Set problem>
Take the lines from the top down to and including the one with "family=['Noto Sans CJK" and repeat them exactly. Omit images.

** START Recorded information **

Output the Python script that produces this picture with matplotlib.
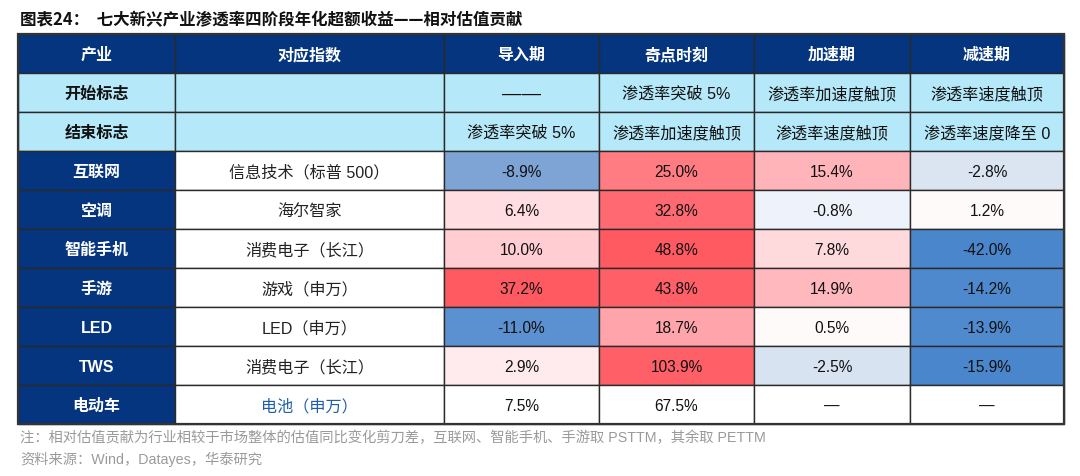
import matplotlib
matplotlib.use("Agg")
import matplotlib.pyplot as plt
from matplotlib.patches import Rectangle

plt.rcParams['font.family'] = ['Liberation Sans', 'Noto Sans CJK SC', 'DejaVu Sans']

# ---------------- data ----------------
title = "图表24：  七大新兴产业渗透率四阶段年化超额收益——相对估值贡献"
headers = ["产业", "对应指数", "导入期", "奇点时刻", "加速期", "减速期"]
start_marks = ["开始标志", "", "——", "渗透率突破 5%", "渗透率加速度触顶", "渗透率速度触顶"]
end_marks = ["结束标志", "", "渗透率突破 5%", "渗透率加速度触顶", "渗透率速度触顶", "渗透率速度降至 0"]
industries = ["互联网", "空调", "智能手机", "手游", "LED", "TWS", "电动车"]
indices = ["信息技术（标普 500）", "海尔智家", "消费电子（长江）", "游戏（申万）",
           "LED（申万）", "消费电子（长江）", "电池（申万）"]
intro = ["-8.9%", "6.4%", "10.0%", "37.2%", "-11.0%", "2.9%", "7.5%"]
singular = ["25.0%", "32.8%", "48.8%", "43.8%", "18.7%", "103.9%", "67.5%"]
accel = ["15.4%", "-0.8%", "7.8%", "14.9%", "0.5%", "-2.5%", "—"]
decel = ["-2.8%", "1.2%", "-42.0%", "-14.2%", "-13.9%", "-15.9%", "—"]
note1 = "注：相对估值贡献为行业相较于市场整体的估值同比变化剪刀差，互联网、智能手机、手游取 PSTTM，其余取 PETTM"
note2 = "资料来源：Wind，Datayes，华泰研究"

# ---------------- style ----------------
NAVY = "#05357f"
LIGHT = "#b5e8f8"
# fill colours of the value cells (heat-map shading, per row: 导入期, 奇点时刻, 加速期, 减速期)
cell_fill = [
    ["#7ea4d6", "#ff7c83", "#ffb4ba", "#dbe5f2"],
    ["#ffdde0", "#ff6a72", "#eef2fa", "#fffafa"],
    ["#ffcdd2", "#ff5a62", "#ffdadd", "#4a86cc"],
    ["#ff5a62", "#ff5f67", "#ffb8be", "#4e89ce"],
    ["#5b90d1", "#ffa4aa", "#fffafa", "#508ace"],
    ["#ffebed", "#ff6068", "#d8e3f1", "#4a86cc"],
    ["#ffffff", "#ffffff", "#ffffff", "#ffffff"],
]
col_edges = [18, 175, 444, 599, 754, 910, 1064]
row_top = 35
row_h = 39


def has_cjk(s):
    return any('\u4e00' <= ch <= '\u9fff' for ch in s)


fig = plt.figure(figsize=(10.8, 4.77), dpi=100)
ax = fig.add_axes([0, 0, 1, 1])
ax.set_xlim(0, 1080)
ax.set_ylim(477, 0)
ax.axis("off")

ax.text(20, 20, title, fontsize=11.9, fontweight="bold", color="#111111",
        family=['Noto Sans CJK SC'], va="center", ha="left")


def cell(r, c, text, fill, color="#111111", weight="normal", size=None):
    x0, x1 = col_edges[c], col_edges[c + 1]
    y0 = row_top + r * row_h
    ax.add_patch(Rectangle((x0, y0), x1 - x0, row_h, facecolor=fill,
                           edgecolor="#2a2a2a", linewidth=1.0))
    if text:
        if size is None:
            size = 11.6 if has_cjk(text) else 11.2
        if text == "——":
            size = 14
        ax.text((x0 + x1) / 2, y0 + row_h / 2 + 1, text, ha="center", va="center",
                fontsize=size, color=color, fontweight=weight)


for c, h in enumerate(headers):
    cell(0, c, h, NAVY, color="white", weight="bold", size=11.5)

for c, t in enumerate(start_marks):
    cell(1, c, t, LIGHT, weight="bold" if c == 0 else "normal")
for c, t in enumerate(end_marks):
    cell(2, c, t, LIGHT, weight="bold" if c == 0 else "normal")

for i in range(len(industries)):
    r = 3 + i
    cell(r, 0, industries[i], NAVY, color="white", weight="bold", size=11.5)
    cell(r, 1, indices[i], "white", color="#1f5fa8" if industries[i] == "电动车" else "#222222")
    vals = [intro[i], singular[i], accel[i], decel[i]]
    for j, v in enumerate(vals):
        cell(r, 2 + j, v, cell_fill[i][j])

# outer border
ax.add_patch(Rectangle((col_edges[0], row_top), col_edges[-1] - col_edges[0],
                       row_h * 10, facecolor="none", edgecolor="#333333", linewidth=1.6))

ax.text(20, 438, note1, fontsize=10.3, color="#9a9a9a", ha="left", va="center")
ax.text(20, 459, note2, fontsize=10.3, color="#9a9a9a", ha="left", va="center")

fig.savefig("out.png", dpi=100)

** END Recorded information **

Task solution>
Output the Python script that produces this picture with matplotlib.
import matplotlib
matplotlib.use("Agg")
import matplotlib.pyplot as plt
from matplotlib.patches import Rectangle

plt.rcParams['font.family'] = ['Liberation Sans', 'Noto Sans CJK SC', 'DejaVu Sans']

# ---------------- data ----------------
title = "图表24：  七大新兴产业渗透率四阶段年化超额收益——相对估值贡献"
headers = ["产业", "对应指数", "导入期", "奇点时刻", "加速期", "减速期"]
start_marks = ["开始标志", "", "——", "渗透率突破 5%", "渗透率加速度触顶", "渗透率速度触顶"]
end_marks = ["结束标志", "", "渗透率突破 5%", "渗透率加速度触顶", "渗透率速度触顶", "渗透率速度降至 0"]
industries = ["互联网", "空调", "智能手机", "手游", "LED", "TWS", "电动车"]
indices = ["信息技术（标普 500）", "海尔智家", "消费电子（长江）", "游戏（申万）",
           "LED（申万）", "消费电子（长江）", "电池（申万）"]
intro = ["-8.9%", "6.4%", "10.0%", "37.2%", "-11.0%", "2.9%", "7.5%"]
singular = ["25.0%", "32.8%", "48.8%", "43.8%", "18.7%", "103.9%", "67.5%"]
accel = ["15.4%", "-0.8%", "7.8%", "14.9%", "0.5%", "-2.5%", "—"]
decel = ["-2.8%", "1.2%", "-42.0%", "-14.2%", "-13.9%", "-15.9%", "—"]
note1 = "注：相对估值贡献为行业相较于市场整体的估值同比变化剪刀差，互联网、智能手机、手游取 PSTTM，其余取 PETTM"
note2 = "资料来源：Wind，Datayes，华泰研究"

# ---------------- style ----------------
NAVY = "#05357f"
LIGHT = "#b5e8f8"
# fill colours of the value cells (heat-map shading, per row: 导入期, 奇点时刻, 加速期, 减速期)
cell_fill = [
    ["#7ea4d6", "#ff7c83", "#ffb4ba", "#dbe5f2"],
    ["#ffdde0", "#ff6a72", "#eef2fa", "#fffafa"],
    ["#ffcdd2", "#ff5a62", "#ffdadd", "#4a86cc"],
    ["#ff5a62", "#ff5f67", "#ffb8be", "#4e89ce"],
    ["#5b90d1", "#ffa4aa", "#fffafa", "#508ace"],
    ["#ffebed", "#ff6068", "#d8e3f1", "#4a86cc"],
    ["#ffffff", "#ffffff", "#ffffff", "#ffffff"],
]
col_edges = [18, 175, 444, 599, 754, 910, 1064]
row_top = 35
row_h = 39


def has_cjk(s):
    return any('\u4e00' <= ch <= '\u9fff' for ch in s)


fig = plt.figure(figsize=(10.8, 4.77), dpi=100)
ax = fig.add_axes([0, 0, 1, 1])
ax.set_xlim(0, 1080)
ax.set_ylim(477, 0)
ax.axis("off")

ax.text(20, 20, title, fontsize=11.9, fontweight="bold", color="#111111",
        family=['Noto Sans CJK SC'], va="center", ha="left")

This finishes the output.